Albania leaps forward in Euromoney’s risk rankings

Albania leaps forward in Euromoney’s risk rankings

Euromoney says Albania’s risk rankings have improved since its government has started to reform its judiciary and police force and most likely enter formal EU membership talks with the European Commission this June.

Euromoney notes that improving risk on a total risk score of just 38 points from a maximum 100 available in the survey, Albania is still a high-risk borrower within the fourth of Euromoney’s five risk categories. However, its score and ranking have improved, pushing Albania higher to 89th out of 186 countries surveyed, above FYR Macedonia – now two places below – and with similar EU ambitions to Serbia (75th) and Montenegro (112th).

Albania would be a higher, tier-three risk were it not for concerns about non-performing loans (NPLs) in the banking system, a tricky investor climate and large public debt burden. Exacerbated by liabilities linked to the use of public-private partnerships, and with some liabilities in arrears, the debt burden makes state-owned enterprise reforms, better debt management and tax changes urgently required.
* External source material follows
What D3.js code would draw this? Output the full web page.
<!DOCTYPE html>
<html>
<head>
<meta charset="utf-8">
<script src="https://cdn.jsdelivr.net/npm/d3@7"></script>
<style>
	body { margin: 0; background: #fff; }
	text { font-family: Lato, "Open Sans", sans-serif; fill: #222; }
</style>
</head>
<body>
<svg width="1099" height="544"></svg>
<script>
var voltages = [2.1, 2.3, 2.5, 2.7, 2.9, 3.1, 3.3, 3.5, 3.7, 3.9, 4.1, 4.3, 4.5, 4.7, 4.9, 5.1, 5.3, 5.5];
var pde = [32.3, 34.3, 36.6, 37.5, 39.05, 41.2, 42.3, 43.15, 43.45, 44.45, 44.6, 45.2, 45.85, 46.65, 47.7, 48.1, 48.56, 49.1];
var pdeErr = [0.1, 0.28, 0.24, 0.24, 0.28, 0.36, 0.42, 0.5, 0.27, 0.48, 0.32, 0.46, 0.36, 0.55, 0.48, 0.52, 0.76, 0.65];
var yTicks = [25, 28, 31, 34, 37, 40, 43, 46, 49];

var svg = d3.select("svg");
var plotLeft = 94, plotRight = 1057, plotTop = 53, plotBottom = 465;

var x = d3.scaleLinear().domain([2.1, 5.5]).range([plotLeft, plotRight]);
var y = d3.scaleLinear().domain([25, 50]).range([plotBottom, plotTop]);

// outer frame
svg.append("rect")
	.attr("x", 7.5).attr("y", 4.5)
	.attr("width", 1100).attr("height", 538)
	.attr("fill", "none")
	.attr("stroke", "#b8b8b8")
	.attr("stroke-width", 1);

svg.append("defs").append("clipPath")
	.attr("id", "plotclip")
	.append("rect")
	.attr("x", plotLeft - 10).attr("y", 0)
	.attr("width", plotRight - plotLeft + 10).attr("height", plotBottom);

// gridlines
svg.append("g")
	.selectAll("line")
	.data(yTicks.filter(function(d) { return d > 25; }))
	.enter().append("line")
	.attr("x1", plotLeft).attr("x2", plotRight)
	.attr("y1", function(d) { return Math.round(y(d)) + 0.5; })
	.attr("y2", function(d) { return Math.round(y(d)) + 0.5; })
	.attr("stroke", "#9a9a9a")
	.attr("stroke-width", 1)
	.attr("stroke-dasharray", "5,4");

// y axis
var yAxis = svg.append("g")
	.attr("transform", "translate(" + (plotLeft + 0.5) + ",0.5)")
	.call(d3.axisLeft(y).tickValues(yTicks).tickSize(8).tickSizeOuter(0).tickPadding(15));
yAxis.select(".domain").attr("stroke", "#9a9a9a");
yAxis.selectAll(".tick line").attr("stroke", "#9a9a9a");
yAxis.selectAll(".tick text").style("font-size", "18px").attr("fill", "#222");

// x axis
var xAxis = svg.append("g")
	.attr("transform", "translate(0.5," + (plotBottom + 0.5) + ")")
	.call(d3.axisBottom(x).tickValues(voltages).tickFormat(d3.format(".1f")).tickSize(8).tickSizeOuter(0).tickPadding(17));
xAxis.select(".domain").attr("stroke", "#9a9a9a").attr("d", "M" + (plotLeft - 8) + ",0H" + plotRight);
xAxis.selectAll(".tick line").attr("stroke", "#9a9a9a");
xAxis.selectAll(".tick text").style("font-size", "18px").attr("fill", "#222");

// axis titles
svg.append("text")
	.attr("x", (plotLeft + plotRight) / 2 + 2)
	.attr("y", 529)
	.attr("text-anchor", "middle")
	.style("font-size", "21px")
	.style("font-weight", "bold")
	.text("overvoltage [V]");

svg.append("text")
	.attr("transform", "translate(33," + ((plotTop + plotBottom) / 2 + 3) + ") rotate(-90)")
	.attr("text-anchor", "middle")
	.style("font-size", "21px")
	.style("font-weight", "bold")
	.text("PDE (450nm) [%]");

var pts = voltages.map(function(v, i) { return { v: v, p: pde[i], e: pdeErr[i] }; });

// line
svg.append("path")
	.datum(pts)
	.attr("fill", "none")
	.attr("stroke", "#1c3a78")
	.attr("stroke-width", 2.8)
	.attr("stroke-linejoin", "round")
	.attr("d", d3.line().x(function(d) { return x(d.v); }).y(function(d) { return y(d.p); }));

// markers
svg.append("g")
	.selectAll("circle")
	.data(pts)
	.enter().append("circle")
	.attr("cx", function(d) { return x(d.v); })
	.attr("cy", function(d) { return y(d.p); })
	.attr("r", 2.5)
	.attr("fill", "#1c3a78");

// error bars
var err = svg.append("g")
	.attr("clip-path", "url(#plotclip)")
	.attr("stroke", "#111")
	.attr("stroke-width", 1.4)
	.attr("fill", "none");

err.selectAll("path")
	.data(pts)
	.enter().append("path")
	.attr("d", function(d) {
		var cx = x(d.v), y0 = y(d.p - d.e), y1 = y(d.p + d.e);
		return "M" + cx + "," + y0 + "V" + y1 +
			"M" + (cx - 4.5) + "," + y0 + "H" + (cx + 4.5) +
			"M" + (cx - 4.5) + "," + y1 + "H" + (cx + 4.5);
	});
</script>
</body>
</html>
Short-term prospects, moreover, are hindered by the winding down of large-scale energy projects potentially softening GDP growth, while the country is vulnerable to worse scenarios involving financial meltdown, political crisis or a transatlantic trade war.

However, Euromoney says that Albania’s rise is unlikely to stop long-term. The country is enjoying one of the fastest annual growth rates in the region – the latest figures showing 3.6% in the third quarter of 2017 – with a good deal of stability in the political and economic environment fuelling improving economic scores for the growth outlook and regulatory and policymaking environment, among others.

Dimitria Rotsika, senior economist at Piraeus Bank Group, is one of several Euromoney survey contributors with a generally favourable impression of Albania’s prospects.

The country has been showing steady signs of a strong momentum, with radical structural reforms already paving the way of a new growth model,” she says. “The combination of relatively high economic growth in the coming few years, fiscal consolidation and correction of the banks’ NPL balances is positive for the country’s aim of future EU accession.”

Further reforms hold the key to Albania’s prospects and receiving its allocated pre-accession funding. The debt is high, and the country must continue to grow briskly, but with the political will, and EU accession targeted, the country will stay on a steadily improving trajectory.